Und er ist nicht auf sich allein gestellt. Seine Mutter ist weiter dabei und ein junger Koch kümmert sich um die Gerichte. Yarali will das Restaurant dabei weiterentwickeln. So kontaktierte er einen früheren Klassenkameraden, der Design studiert hatte. Gemeinsam brachten sie die Karte auf Vordermann. Das kleine, quadratische Büchlein ist nun angereichert mit Motiven aus der Heimat, unter anderem der berühmten Istanbuler Straßenbahn.
Auch die Küche soll modernen, türkischen Standards entsprechen. „Für viele Menschen in Krefeld heißt türkisch Döner“, sagt Yarali. Dabei sei das Land kulinarisch weit mehr. Das möchte Yarali so gut wie möglich repräsentieren. Er schwärmt vom frischen Fisch, den es vor allem am Schwarzen Meer gebe. Dann nennt er die kalten Vorspeisen der Ägäis.
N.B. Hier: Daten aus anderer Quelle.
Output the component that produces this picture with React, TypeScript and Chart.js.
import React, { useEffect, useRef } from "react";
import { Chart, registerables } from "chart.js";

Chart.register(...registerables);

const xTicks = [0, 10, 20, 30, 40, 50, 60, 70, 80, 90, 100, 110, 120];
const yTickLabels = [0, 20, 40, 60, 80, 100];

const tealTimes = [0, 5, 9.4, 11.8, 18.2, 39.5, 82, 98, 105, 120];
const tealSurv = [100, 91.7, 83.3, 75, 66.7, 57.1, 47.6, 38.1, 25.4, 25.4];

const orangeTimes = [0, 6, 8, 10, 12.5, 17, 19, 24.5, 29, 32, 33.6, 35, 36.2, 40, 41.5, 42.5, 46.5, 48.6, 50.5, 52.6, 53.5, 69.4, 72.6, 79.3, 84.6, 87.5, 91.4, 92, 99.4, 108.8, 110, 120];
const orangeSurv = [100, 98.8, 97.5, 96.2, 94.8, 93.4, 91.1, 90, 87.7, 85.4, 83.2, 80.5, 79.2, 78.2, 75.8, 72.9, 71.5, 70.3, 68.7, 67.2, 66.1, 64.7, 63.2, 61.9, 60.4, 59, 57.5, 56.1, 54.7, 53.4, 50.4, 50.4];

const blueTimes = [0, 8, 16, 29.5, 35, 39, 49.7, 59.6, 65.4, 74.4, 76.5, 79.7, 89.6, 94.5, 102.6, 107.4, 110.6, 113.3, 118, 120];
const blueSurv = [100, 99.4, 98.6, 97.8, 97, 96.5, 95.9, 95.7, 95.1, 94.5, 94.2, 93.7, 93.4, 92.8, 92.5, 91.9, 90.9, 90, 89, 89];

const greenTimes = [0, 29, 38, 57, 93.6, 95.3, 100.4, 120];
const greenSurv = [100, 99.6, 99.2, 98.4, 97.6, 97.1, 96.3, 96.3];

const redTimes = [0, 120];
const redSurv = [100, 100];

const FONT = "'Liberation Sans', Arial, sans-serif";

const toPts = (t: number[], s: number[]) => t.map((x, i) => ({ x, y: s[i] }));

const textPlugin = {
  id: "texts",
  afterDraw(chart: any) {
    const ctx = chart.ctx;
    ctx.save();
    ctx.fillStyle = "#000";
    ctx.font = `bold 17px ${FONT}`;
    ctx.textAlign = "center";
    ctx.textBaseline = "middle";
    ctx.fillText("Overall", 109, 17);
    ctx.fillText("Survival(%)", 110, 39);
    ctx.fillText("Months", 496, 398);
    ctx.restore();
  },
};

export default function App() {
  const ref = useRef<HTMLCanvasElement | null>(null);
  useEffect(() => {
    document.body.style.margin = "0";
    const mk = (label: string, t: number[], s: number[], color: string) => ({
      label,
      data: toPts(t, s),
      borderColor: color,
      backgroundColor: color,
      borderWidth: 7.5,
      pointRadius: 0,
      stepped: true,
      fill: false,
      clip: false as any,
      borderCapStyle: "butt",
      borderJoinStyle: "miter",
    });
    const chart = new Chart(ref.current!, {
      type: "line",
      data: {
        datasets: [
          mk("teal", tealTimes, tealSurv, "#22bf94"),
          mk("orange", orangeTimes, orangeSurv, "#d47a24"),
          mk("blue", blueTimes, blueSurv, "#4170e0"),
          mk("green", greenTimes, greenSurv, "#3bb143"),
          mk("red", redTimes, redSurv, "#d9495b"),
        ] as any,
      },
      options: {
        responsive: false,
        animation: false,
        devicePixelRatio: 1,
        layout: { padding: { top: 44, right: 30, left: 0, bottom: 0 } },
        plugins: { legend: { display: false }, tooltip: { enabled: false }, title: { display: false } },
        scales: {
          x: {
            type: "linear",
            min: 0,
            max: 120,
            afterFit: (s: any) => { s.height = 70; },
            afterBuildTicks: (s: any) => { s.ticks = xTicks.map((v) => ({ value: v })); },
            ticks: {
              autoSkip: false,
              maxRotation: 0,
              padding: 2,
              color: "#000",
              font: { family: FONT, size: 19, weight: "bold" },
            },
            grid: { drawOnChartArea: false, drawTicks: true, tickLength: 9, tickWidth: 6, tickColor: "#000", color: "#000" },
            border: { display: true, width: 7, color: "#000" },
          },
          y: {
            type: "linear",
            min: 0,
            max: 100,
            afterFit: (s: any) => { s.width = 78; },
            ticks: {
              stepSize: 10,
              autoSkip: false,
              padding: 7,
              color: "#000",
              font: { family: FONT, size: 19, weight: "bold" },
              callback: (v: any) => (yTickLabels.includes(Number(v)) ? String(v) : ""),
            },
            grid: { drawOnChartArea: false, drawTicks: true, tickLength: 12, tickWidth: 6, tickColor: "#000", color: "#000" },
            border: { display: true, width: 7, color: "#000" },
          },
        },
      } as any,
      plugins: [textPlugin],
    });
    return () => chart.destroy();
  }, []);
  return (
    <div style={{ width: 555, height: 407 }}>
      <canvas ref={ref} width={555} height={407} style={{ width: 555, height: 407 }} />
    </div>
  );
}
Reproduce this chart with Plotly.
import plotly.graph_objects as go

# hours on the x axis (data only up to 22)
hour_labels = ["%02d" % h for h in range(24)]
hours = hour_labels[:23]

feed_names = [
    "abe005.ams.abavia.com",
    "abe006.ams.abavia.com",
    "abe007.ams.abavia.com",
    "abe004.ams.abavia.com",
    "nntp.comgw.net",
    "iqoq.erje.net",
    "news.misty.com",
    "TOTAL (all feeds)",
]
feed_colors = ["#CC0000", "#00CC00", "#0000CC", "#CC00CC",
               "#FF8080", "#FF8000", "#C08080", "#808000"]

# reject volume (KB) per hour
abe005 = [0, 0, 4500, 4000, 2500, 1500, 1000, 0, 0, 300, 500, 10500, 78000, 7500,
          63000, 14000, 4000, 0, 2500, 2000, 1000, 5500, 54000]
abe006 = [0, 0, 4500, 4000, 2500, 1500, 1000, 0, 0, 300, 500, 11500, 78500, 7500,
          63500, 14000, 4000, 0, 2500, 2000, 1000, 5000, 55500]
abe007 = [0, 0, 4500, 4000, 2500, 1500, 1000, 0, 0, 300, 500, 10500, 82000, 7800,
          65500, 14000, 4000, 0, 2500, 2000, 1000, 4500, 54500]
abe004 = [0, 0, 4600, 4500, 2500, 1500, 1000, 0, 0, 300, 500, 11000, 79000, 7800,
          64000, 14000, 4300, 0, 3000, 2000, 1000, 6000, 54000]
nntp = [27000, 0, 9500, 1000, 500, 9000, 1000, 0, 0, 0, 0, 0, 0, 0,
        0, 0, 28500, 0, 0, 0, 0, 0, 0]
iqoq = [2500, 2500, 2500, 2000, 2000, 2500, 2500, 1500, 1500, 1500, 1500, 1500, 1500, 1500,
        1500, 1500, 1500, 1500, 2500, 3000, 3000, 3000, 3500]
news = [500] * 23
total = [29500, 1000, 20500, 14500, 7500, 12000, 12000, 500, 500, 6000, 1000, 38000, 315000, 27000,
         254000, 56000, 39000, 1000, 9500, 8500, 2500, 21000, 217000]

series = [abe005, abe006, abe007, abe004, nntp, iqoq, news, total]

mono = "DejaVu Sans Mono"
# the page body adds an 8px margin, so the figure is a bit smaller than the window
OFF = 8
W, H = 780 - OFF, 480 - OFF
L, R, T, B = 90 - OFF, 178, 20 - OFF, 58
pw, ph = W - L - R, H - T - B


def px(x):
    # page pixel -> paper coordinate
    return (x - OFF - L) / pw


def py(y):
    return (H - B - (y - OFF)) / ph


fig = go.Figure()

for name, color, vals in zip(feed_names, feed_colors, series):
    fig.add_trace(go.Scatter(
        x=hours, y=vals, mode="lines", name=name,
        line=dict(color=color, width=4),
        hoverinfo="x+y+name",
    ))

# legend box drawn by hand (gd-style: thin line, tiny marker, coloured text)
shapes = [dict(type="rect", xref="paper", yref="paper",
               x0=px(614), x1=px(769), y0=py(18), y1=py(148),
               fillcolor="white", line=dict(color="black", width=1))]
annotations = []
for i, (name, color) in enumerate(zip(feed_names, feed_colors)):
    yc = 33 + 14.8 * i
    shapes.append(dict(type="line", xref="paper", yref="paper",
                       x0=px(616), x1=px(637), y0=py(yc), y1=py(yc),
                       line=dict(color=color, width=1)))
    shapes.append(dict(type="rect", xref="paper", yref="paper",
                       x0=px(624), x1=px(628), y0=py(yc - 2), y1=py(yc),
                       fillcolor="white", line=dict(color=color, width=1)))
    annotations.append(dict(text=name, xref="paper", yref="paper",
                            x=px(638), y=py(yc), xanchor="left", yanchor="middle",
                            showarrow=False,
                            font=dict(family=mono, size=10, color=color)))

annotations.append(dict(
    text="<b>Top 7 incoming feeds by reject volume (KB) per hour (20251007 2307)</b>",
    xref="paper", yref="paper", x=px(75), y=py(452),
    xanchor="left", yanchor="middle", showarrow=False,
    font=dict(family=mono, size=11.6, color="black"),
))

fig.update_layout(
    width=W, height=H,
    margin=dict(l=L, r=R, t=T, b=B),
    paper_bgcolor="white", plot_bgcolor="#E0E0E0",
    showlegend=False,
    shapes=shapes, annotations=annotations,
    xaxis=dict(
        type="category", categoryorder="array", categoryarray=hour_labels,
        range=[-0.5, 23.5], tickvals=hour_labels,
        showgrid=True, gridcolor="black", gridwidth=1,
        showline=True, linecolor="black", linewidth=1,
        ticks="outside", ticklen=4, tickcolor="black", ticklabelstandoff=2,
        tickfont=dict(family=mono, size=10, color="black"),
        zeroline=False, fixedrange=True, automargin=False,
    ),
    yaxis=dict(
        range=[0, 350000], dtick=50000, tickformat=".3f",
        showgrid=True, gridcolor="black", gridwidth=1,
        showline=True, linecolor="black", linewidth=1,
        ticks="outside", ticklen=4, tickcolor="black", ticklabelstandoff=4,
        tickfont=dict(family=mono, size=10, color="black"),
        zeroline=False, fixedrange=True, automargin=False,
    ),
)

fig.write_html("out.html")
Hinzu kämen die süßen Desserts mit Blätterteig, die im Osten der Türkei ihren Ursprung hätten. All das findet sich auch auf seiner Karte. Zudem gibt es viele Lammgerichte. „Außerdem haben wir das vielleicht leckerste vegane Gericht der Welt“, sagt Yarali. Es ist eine gebratene Aubergine, unter anderem gefüllt mit Paprika und Zwiebeln.
Für neue Inspirationen hält Yarali den Kontakt in die Türkei. Beim Auslandsemester in Istanbul knüpfte er viele Bekanntschaften. Er kennt Restaurantbetreiber dort und weiß, was sich in deren Küchen tut. Beim jährlichen Urlaub in Kayseri, dem Ort, aus dem Yaralis Vorfahren stammen, geht der Blick ebenso auf die Teller der dortigen Lokale.
Wie ein Profi spricht Yarali, der eigentlich nur aus der Not an den Tresen kam, über seine Ideen und seine Inspirationen. Und was wird aus der Juristerei? „Jetzt liegt der Fokus auf dem Staatsexamen“, sagt Yarali. Doch ohne Gastronomie will er wohl nicht mehr auskommen. „Ich hoffe, dass es das Arabul noch 100 Jahre gibt“, sagt er.